One of the things I’m most excited about in this is space is the fact that machine perception is maturing from research to viability today, and what I suspect will be large scale profitability over the next 5-10 years. I spent much time at Google researching and working on the promise of “AI”, a promise that without first hand experience I would say the average crowd following VC has drastically mis-timed.
Bumblebee Spaces
Robotically Enhanced Living Space
We have truly enjoyed getting to know Sankarshan’s team from seed to series A of ex-Tesla, Apple and Google alumni, they have a very rare discipline in first principle thinking, design and religious zeal in reducing BOM (Bill of Materials). Arguably the bill of materials in architecture is one of the absolute worst, most invisible and dangerous problems in the world as shelter and it’s operation contributes near 40% to global emissions.
Shelter is one of the last frontiers of integrated computation, computers have been part of the process but never something that fundamentally was a part of the product.
But it is about time that the flexibility, expression and scale that fully computerized shelter could accomplish would meet the extreme demand that we have for space now especially in America where everywhere there simply isn’t enough, and what is there can’t meet even the basic needs of biological safety that have changed in the pandemic.
There was a lot of fast follow non-first principle thinking that went into the ‘ambient’ computing wave at big tech of which I was horrifically exposed too making me worry if I too will age into being an intellectual coward.
All of it essentially hitting a wall* of failure unable to reproduce the same level insight that the Xerox Parc team created with the first personal computer. Success in the previous personal computing revolution seem to have become heavy weights into pushing into the next, one would think that enormous resources would make you more bold, but it seems to have had an opposite effect instead.
*pun intended
Universe Energy
Robotically Augmented EV Battery Recycling
This was an exciting company to work with because we were involved the earliest out of any investor, eventually leading the company to a successful seed round with 50years as their lead investor.

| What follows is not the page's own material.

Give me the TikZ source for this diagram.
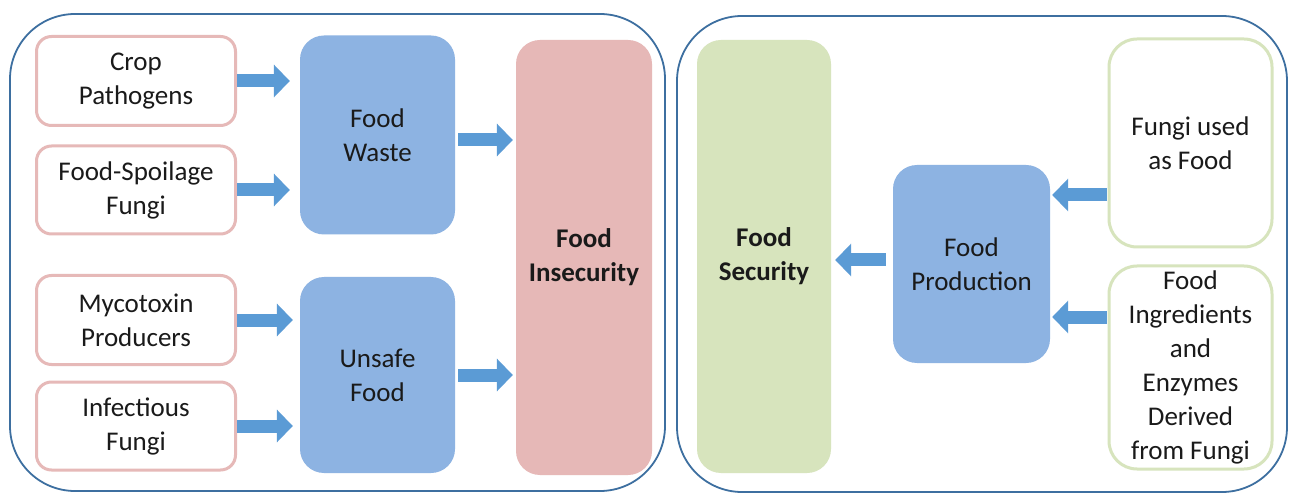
\documentclass[tikz,border=0pt]{standalone}
\usepackage{fontspec}
\setmainfont{Carlito}
\usetikzlibrary{arrows.meta}
\definecolor{pinkb}{HTML}{E6B9B8}
\definecolor{pinkf}{HTML}{E6B8B7}
\definecolor{bluef}{HTML}{8DB3E2}
\definecolor{greenf}{HTML}{D7E4BD}
\definecolor{greenb}{HTML}{D7E4BD}
\definecolor{arrowb}{HTML}{5B9BD5}
\definecolor{frameb}{HTML}{3D6FA0}
\definecolor{txt}{HTML}{1A1A1A}
\tikzset{
  base/.style={align=center, inner sep=0pt, text=txt, font=\fontsize{27}{34}\selectfont},
  src/.style={base, draw=pinkb, line width=3pt, rounded corners=15pt, fill=white},
  gsrc/.style={base, draw=greenb, line width=3pt, rounded corners=28pt, fill=white},
  bluebox/.style={base, fill=bluef, rounded corners=24pt},
  pinkbox/.style={base, fill=pinkf, rounded corners=24pt, font=\fontsize{27}{34}\selectfont\bfseries},
  greenbox/.style={base, fill=greenf, rounded corners=24pt, font=\fontsize{27}{34}\selectfont\bfseries},
  frame/.style={draw=frameb, line width=1.8pt, rounded corners=65pt},
  barrow/.style={draw=arrowb, line width=13pt, -{Triangle[length=16pt,width=32pt]}},
}
\begin{document}
\begin{tikzpicture}[x=1pt,y=-1pt]
\useasboundingbox (0,0) rectangle (1290,494);
\fill[white] (0,0) rectangle (1290,494);
% containers
\draw[frame] (10,14) rectangle (665,491);
\draw[frame] (677,16) rectangle (1287,492);
% left side
\node[src, minimum width=199pt, minimum height=89pt] (crop) at (136,81) {Crop\\Pathogens};
\node[src, minimum width=199pt, minimum height=88pt] (spoil) at (136,190) {Food-Spoilage\\Fungi};
\node[src, minimum width=199pt, minimum height=89pt] (myco) at (136,320) {Mycotoxin\\Producers};
\node[src, minimum width=199pt, minimum height=88pt] (infect) at (136,426) {Infectious\\Fungi};
\node[bluebox, minimum width=155pt, minimum height=199pt] (waste) at (377.5,135) {Food\\Waste};
\node[bluebox, minimum width=155pt, minimum height=196pt] (unsafe) at (377.5,375) {Unsafe\\Food};
\node[pinkbox, minimum width=136pt, minimum height=435pt] (insec) at (584,257.5) {Food\\Insecurity};
% right side
\node[greenbox, minimum width=134pt, minimum height=433pt] (secur) at (764,256.5) {Food\\Security};
\node[bluebox, minimum width=157pt, minimum height=198pt] (prod) at (971.5,264) {Food\\Production};
\node[gsrc, minimum width=163pt, minimum height=208pt] (fungi) at (1190.5,143) {Fungi used\\as Food};
\node[gsrc, minimum width=163pt, minimum height=203pt] (ingred) at (1190.5,367.5) {Food\\Ingredients\\and\\Enzymes\\Derived\\from Fungi};
% arrows left
\draw[barrow, shorten >=10pt] (crop.east) -- (waste.west |- crop.east);
\draw[barrow, shorten >=10pt] (spoil.east) -- (waste.west |- spoil.east);
\draw[barrow, shorten >=7pt] (myco.east) -- (unsafe.west |- myco.east);
\draw[barrow, shorten >=7pt] (infect.east) -- (unsafe.west |- infect.east);
\draw[barrow, shorten <=3pt, shorten >=3pt] ([yshift=-5pt]waste.east) -- ([yshift=-5pt]insec.west |- waste.east);
\draw[barrow, shorten <=3pt, shorten >=3pt] (unsafe.east) -- (insec.west |- unsafe.east);
% arrows right
\coordinate (f1) at (fungi.west |- 0,195);
\coordinate (f2) at (ingred.west |- 0,317);
\draw[barrow, shorten <=1pt, shorten >=2pt] (f1) -- (prod.east |- f1);
\draw[barrow, shorten <=1pt, shorten >=2pt] (f2) -- (prod.east |- f2);
\draw[barrow, shorten <=7pt, shorten >=4pt] ([yshift=4pt]prod.west) -- ([yshift=4pt]secur.east |- prod.west);
\end{tikzpicture}
\end{document}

Wiebe and Andy are ex-Tesla Machine Vision researchers that are building an robotically automated electric vehicle battery recycler. Supplying enough lithium ion to the world is a real and present problem, we just don’t have enough of it, and it is very problematic environmentally to mine and distill.
The largest mine of lithium ion or any advance in electric car propulsion is the vehicles we already have, and Wiebe and Andy have made incredible progress working with recyclers to be the go to software, hardware platform that automates one of the most dangerous jobs in the world. Something I am intimately aware of converting a VW bus to electric.
There’s a real opportunity to create a technology-stack and brand of high quality recycled batteries here in the US and in Europe and I can’t think of a better team to tackle it.
It’s also in line with how I see smaller companies taking advantage of new levels of reliability in machine perception to augment our industrial processes and daily lives. What a time to be alive narrowly avoiding coronavirus!
More companies!
This update covers many of the things that I have been working in my thesis of machine perception and climate change, but there are many other great companies I have not been able to get too such as Pry Financial, Enso Visual Programming, Kiwibiosciences that I would like to dive into at a later date or in short video form.
Thanks for checking in, we’re really excited about the year to come, and we’ve really enjoyed hosting you guys when you come out to Hawaii. We have many projects underway this year and we’re looking forward to connecting with you and new exciting companies!